Verification : In ΔAOB,

∠AOY = ∠OAB + ∠OBA (Exterior angle property)

⇒ ∠AOY = + 1/2 ∠A + 1/2 ∠B ( AO and BO are the bisectors of ∠A and ∠B respectively)

⇒ ∠AOY = 52°/2 + 73°/2 = 26 + 36.5° = 62.5°

**Question. Construct a ΔPQR, in which QR = 6.5 cm,****∠Q = 60° and PR – PQ = 1.5 cm. Also, justify the construction.****Ans.** Here, PR – PQ = 1.5 cm ∴ PR > PQ

i.e., The side containing the base angle Q is less than third side, so it is the case II.

Steps of construction :

Step I : Draw the base QR = 6.5 cm.

Step II : Construct a ray QX making an angle 60° with QR and extent XQ on opposite side of line segment QR, to form a line XQX′.

Step III : From QX , cut-off the line segment QS = 1.5 cm (= PR – PQ).

Step IV : Join SR.

Step V : Draw the perpendicular bisector of SR intersecting QX at point P.

Step VI : Join PR.

Then, PQR is the required triangle.

Justification : Since, point P lies on the perpendicular bisector of SR.

∴ PS = PR ⇒ PQ + QS = PR ⇒ PR – PQ = QS = 1.5 cm, which justified the construction.

**Question. Using a protractor, draw an angle of measure 128°. With this angle construct an angle of measure 96°.****Ans. **In order to construct an angle of measure 96° from an angle of measure 128°, we use the following steps :

Steps of construction :

Step I : Draw an angle ∠AOB of measure 128° by using a protractor.

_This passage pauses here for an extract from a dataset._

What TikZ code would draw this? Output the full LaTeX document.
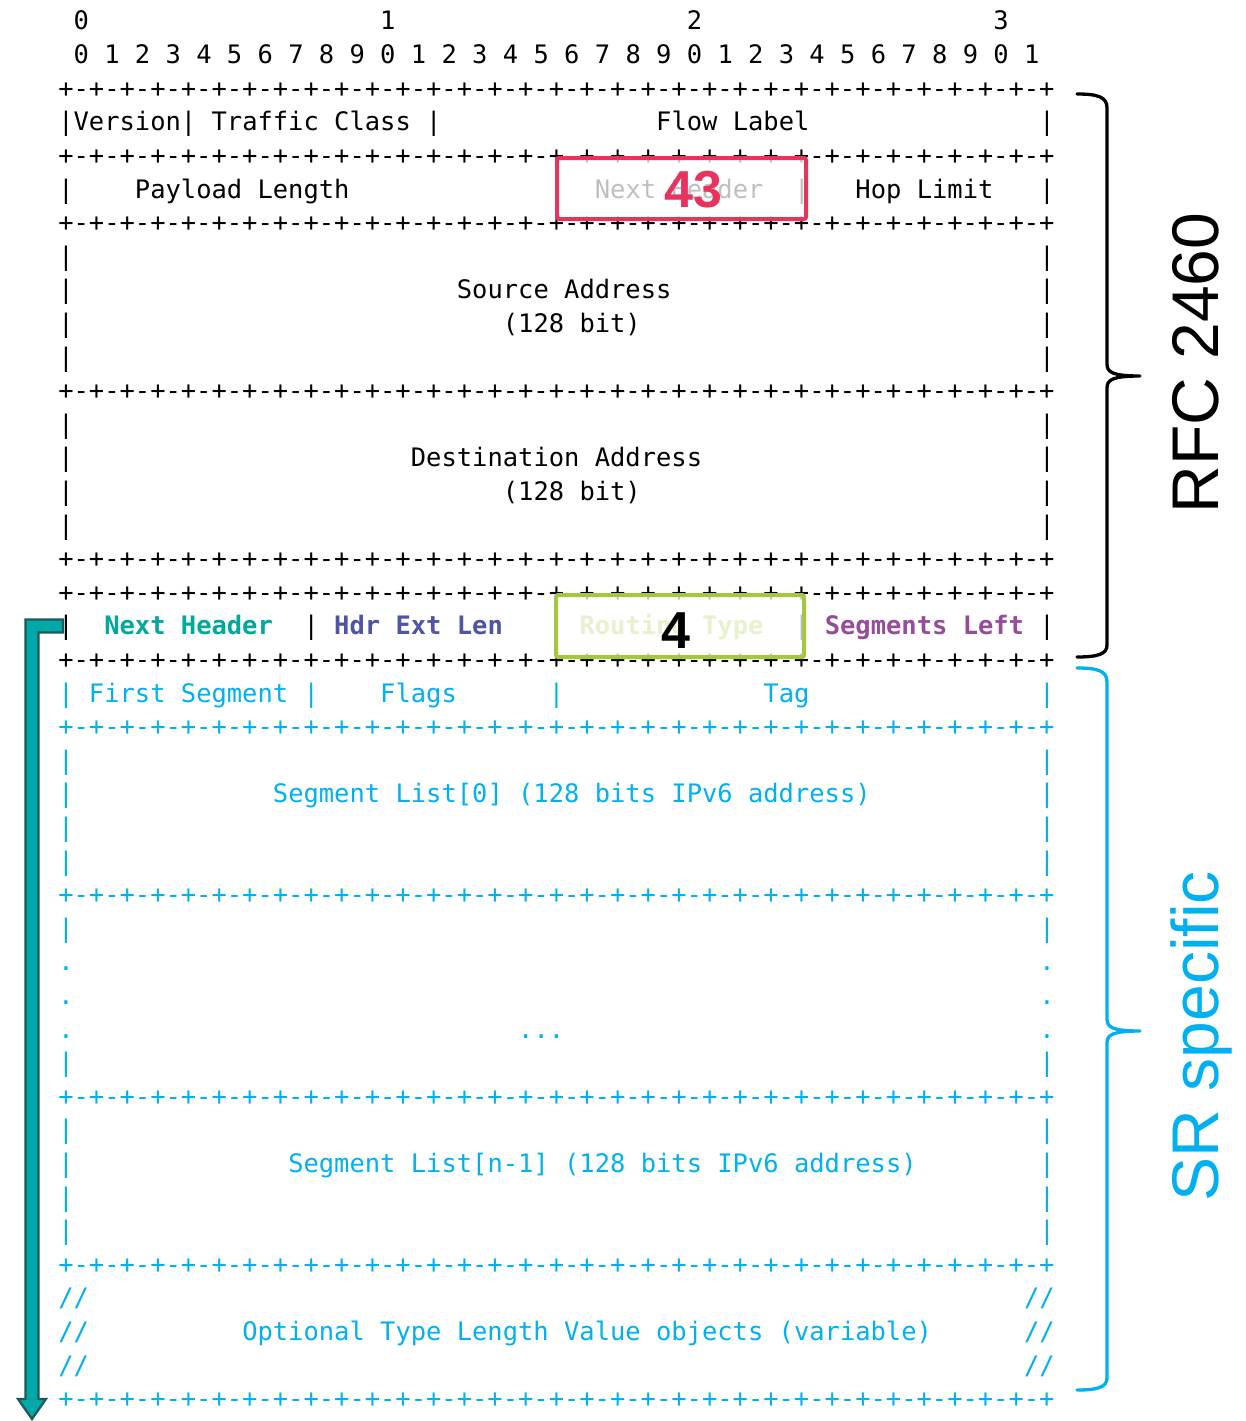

Step II : With centre O and a convenient radius, draw an arc cutting OA and OB at P and Q respectively.

Step III : With centre P and radius more than 1/2 (PQ), draw an arc.

Step IV : With centre Q and the same radius, as in Step III, draw another arc intersecting the previously drawn arc at R.

Step V : Join OR and produce it to form ray OX . OX cuts arc PQ at S. Then ∠AOX so obtained is equal to (128°/ 2) = 64°.

Step VI : With S as a centre and radius more than half of QS, draw an arc.

Step VII : With centre Q and the same radius, as in Step VI, draw another arc intersecting the arc drawn in Step VI at T.

Step VIII : Join OT and produce it to form a ray OY.

Clearly, ∠XOY = 1/2 ∠XOB = 1/2 (64°) = 32°

∴ ∠AOY = ∠AOX + ∠XOY = 64° + 32° = 96°

Thus, ∠AOY is the desired angle of measure 96°.